After numerous failed attempts to kickstart the great cellular price war have fizzled out into mere skirmishes, there might finally be a significant shift. We might actually have a price war on our hands.
Vodacom, which has often been accused of having unnecessarily complex pricing plans, has unveiled a new pricing structure that is vastly simplified. Crucially, it even offers unlimited calling across all networks in the top-end plan.
This follows prepaid price drops recently from MTN – a drop from R1.75 to R1.20 and bills per second to all networks – and Vodacom’s Free4Sho (pay for three minutes at R1.20/min and get 57 minutes free, to all networks).
Industry watchers believe these recent changes are due to the reduction of the interconnect charges cellphone operators charge each other to connect incoming calls. The regulator Icasa has mandated the interconnect fee to drop to R0.40 from Friday, March 1.
Traditionally comparing price plans has been as easy has understanding banking fees. It allowed Cell C’s new CEO Alan Knott-Craig to outmaneuver his bigger competitors by setting the call rate across the bar at 99c.
Vodacom’s repositioning seems to stem from the experience Group CEO Shameel Joosub had running Vodafone Spain for three years, which he has previously referred to as a “time machine,” enabling him to see a year into the future of Vodacom.
“One of the big trends is the push to smartphones,” he told me in an interview last year. “We need to push smartphone penetration, that gives you an opportunity to truly democratise data.”
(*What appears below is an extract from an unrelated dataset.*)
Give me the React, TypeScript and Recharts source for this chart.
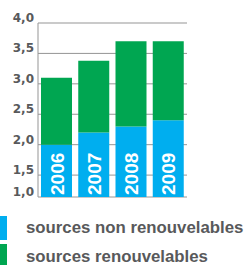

When he took over as CEO last year Joosub, a former CEO of Vodacom South Africa, stressed the company had to beef up its customer experience and simplify its offerings, while shifting users towards data use, as the age of boundless voice call revenue fades.
The simplified new packages – named small, medium, large, extra large, advantage, premium and VIP – offer simpler, more comprehensible choices. All of them are available with or without bundled cellphones. This financing charge ranges from a R100 to R400 per month.
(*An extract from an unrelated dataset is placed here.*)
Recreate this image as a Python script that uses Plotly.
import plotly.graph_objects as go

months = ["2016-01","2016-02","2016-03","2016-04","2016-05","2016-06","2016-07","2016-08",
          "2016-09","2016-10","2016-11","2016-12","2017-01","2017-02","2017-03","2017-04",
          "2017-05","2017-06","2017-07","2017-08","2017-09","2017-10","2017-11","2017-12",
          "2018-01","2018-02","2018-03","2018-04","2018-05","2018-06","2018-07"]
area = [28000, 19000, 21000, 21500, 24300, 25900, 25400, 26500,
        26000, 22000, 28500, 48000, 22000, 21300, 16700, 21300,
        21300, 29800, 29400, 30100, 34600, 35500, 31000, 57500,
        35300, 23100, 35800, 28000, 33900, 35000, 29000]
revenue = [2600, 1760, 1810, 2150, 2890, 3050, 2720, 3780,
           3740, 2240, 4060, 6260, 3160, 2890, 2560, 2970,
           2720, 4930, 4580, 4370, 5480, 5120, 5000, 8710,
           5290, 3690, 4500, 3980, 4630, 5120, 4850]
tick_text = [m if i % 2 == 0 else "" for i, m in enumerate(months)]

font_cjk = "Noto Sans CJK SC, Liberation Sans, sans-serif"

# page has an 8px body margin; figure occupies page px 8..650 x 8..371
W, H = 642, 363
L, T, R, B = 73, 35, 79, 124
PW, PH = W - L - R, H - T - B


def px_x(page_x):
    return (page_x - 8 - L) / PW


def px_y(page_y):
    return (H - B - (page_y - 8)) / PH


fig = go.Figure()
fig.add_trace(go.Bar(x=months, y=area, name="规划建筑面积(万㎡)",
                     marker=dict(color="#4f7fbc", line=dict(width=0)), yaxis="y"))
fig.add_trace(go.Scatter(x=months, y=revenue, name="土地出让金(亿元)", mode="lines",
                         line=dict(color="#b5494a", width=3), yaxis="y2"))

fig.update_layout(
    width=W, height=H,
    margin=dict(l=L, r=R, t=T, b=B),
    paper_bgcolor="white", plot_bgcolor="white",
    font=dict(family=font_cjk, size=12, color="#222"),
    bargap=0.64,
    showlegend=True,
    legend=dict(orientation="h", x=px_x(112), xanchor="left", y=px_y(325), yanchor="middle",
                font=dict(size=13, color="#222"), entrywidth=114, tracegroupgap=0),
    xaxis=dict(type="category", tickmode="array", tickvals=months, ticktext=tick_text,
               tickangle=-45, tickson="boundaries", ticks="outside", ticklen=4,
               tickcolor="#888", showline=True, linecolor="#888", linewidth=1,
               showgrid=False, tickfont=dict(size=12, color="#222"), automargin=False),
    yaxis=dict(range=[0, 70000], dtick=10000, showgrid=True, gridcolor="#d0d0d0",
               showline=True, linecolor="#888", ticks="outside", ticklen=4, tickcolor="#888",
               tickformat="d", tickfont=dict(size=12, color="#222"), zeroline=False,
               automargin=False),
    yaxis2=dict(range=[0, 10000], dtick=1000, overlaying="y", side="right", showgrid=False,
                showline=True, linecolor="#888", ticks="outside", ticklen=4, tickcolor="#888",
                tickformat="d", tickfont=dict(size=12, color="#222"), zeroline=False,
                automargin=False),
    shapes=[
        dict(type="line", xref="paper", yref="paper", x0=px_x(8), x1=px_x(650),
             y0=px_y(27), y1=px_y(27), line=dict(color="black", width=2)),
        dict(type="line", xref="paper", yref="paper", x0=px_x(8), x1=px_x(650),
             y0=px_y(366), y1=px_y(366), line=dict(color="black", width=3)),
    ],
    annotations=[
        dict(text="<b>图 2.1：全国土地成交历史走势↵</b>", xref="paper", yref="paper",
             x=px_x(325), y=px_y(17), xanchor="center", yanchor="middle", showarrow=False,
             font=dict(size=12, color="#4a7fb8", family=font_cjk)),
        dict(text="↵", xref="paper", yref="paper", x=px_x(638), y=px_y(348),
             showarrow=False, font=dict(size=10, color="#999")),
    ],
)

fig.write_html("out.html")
Bundled voice minutes, data and SMSes are listed; and the data allocations seems generous. It’s certainly better value than has previously been offered by the largest cellular network in the country, especially the option to have a phone-less package.
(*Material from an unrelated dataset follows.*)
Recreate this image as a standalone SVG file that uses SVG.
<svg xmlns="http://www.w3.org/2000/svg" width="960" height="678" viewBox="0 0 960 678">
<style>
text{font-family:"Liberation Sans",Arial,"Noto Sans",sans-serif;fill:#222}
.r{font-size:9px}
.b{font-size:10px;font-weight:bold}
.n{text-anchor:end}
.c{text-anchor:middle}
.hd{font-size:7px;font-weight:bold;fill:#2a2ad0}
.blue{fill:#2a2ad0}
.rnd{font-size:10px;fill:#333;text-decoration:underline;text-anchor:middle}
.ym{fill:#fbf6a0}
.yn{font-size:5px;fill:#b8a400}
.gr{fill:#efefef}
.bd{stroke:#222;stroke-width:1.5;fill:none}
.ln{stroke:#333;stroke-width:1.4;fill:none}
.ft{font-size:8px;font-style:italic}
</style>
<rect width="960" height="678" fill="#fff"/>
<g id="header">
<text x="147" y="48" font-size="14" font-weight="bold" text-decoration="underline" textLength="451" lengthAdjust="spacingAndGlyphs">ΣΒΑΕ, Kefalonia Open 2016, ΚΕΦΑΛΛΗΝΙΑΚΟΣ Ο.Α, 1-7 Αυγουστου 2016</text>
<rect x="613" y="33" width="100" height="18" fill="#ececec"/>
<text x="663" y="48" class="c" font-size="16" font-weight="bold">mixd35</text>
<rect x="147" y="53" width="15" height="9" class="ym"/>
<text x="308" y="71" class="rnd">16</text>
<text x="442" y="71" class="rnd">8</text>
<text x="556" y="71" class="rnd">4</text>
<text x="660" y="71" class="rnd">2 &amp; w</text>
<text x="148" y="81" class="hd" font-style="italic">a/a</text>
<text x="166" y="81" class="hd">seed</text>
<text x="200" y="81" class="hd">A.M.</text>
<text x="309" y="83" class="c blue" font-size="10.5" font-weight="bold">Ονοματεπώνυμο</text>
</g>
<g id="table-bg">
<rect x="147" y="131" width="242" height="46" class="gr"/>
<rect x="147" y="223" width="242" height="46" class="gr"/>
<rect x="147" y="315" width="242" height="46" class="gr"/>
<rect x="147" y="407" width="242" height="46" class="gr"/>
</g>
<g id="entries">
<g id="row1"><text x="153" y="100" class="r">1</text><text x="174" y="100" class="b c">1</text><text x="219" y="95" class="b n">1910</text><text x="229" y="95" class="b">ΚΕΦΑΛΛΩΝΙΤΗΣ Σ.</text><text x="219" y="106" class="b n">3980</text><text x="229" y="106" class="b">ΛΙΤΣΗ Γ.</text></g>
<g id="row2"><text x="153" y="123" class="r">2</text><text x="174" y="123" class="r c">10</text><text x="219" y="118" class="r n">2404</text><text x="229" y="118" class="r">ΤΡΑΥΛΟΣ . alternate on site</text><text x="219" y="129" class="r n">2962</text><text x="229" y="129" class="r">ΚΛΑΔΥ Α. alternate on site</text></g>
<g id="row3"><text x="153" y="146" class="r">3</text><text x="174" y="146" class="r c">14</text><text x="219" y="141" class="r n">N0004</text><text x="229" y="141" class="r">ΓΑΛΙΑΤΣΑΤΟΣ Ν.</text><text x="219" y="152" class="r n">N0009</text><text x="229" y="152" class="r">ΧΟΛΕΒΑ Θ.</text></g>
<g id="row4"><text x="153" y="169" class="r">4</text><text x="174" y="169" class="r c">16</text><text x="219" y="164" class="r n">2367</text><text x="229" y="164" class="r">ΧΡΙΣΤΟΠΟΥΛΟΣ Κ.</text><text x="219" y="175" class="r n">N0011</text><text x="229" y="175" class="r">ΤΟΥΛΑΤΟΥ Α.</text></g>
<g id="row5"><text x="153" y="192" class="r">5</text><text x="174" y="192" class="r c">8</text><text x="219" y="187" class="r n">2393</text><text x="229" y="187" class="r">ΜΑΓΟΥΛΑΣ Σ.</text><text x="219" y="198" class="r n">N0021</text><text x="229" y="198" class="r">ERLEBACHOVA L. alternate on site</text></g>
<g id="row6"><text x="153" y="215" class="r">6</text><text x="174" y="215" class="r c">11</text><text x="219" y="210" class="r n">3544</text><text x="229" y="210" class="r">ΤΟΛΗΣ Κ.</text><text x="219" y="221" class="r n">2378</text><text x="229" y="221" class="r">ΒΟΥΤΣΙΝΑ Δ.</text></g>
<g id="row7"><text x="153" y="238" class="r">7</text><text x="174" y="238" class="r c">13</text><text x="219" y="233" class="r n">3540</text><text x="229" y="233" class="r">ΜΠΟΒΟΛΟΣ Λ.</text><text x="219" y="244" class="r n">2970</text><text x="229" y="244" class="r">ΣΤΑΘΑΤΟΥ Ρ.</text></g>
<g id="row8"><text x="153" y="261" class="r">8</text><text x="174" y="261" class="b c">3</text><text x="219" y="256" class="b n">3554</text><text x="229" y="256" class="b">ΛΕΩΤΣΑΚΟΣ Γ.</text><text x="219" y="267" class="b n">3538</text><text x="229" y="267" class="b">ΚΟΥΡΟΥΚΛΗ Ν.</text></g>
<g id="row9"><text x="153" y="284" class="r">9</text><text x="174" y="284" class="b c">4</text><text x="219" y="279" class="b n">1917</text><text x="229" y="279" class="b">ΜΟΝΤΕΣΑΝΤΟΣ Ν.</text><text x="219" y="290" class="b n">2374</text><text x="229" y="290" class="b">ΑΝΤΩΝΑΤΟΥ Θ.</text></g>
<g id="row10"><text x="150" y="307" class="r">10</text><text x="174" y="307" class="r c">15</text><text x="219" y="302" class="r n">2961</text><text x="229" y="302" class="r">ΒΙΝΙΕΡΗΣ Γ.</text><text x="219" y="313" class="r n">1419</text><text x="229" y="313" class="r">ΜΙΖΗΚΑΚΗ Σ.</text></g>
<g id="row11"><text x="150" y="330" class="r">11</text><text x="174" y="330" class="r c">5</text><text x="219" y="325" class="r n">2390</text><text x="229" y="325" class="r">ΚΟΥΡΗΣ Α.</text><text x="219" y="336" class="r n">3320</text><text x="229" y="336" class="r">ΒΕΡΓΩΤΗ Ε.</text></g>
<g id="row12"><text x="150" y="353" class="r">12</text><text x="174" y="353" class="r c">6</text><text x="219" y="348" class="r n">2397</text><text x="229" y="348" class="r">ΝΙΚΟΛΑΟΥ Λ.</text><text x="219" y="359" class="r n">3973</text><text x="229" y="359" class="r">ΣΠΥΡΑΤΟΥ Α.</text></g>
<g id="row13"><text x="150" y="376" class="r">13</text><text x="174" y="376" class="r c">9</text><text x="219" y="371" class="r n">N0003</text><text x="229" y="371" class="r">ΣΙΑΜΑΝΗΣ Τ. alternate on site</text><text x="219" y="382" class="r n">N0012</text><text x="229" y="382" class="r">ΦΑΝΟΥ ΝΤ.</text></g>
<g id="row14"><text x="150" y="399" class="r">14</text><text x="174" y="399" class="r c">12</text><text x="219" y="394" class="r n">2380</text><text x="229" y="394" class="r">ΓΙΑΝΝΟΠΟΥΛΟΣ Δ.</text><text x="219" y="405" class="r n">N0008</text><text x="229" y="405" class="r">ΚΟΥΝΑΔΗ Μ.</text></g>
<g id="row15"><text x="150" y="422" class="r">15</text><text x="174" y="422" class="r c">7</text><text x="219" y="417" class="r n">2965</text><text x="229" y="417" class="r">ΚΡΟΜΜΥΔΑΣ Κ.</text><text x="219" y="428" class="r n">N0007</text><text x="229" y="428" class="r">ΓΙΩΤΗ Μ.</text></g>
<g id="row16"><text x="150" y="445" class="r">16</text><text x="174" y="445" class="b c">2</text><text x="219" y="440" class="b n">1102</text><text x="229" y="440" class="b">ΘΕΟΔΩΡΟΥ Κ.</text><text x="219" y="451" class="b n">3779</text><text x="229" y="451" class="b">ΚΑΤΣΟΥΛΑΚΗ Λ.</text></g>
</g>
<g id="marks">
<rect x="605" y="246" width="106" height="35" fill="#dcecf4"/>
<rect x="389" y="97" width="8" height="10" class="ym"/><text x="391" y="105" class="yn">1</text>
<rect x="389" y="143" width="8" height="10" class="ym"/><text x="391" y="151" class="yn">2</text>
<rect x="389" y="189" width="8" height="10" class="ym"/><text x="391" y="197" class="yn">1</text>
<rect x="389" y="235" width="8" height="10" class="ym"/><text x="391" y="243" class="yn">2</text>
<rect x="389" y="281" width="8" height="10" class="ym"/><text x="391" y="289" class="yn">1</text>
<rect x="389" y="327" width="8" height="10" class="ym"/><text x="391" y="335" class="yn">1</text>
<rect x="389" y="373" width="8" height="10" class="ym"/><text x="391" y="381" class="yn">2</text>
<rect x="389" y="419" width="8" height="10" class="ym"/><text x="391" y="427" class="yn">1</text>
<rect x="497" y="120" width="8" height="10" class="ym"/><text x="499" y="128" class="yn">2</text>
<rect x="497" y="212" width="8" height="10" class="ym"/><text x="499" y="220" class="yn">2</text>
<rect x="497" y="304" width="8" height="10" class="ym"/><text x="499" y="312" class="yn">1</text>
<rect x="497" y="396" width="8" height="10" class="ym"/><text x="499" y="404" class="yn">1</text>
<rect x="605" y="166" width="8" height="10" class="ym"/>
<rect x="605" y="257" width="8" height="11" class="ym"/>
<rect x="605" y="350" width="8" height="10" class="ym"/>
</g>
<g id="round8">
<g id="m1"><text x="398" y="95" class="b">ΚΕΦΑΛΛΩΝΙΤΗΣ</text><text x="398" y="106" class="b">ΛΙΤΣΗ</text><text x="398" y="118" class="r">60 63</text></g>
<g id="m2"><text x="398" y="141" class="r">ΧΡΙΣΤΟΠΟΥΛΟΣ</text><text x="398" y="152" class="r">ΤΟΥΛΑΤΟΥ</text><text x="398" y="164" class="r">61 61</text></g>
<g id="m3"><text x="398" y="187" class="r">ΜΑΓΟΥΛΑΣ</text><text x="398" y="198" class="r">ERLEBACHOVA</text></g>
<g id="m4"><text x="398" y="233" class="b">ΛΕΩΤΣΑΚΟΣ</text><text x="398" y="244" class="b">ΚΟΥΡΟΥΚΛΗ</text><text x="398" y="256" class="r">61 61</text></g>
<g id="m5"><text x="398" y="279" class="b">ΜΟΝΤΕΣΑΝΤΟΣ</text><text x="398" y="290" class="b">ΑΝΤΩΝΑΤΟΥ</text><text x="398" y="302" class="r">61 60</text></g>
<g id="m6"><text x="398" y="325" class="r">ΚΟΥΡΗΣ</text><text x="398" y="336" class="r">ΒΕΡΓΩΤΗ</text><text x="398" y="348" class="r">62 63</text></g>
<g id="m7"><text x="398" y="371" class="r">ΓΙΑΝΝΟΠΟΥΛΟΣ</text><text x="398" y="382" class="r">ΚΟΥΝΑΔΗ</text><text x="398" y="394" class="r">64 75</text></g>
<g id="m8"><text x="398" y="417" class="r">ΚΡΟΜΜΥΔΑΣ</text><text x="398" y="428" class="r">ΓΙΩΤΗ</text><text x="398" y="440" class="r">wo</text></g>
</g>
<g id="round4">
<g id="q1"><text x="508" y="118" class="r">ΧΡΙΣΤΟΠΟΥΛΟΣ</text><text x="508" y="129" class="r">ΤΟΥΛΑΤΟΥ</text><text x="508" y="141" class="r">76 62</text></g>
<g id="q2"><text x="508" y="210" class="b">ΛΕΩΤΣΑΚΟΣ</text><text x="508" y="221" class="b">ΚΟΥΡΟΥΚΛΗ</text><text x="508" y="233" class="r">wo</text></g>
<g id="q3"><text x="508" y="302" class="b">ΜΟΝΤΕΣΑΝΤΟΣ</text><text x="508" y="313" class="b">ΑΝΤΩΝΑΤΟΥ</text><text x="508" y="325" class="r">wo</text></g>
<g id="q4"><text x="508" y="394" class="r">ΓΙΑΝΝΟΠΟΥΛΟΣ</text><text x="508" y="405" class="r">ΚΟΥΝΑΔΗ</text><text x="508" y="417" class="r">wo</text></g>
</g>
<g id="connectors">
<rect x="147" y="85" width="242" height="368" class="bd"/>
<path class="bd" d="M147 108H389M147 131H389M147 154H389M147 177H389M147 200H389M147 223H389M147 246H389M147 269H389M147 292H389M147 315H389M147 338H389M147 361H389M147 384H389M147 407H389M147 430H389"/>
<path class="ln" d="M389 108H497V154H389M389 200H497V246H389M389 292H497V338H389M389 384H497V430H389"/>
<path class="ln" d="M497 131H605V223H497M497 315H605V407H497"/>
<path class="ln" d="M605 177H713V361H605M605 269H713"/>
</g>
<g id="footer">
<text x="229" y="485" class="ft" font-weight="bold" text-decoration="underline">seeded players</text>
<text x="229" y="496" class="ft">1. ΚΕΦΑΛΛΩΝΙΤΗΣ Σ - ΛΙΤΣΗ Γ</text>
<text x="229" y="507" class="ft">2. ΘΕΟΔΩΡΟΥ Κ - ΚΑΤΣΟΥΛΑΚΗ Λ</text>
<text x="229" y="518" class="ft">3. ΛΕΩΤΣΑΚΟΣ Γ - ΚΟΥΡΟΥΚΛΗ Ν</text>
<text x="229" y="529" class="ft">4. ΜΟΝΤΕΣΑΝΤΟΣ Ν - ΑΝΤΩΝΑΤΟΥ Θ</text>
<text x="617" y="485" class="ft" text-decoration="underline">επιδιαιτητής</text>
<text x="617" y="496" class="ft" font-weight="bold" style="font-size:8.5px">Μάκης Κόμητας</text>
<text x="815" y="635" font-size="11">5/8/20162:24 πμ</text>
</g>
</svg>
The top-end, aptly-named VIP package offers unlimited voice calling and SMSing, to any network, and a sizable 1.5 gigabytes (GB) of data; as well as two extra data SIM cards that draw off the same monthly allowance.
Such unlimited calling plans already exist in South Africa, but Vodacom, with its 31-million subscribers and the largest contract customer base, is the big gorilla in the room.
Asked if this VIP package wouldn’t cannabalise big-spending clients, Joosub said: “We are cannibalising ourselves to a large degree. It’s part of our strategy to get customers to stay longer. Customers spending four to five thousand rand will now spend two grand.”
Added, Vodacom’s new managing executive of its postpaid division Enzo Scarcella, “it’s about top-end retention.” Even though these postpaid clients are dwarfed by prepaid users, they are big spenders are the lucrative top-end of the cellphone pyramid.
Joosub dismisses suggestions he is reacting to the public baiting by Knott-Craig, his one-time mentor when he was Vodacom CEO.
“It’s important to us to implement our own strategy, not react to competitors. The world is moving to data,” he said.
This is not the first unlimited calling offer in the country. Last year Cell C began offering a package for its Discovery Vitality members to make unlimited calls to each other, for an additional R25 a month.
Last year, Telkom Business Mobile and 8ta began offering an unlimited package, which was due to expire at the end of January, but has been extended, respectively, to the end of March and April.
A less opaque pricing structure by the largest operator is to be applauded, as it will force the rest of the market to follow suit.
Somewhere in the world, Lars Reichelt – the former CEO of Cell C who started the first major price skirmish by dropping data prices in 2010 – should be smiling to himself about where his early work has gotten the cellphone industry in South Africa.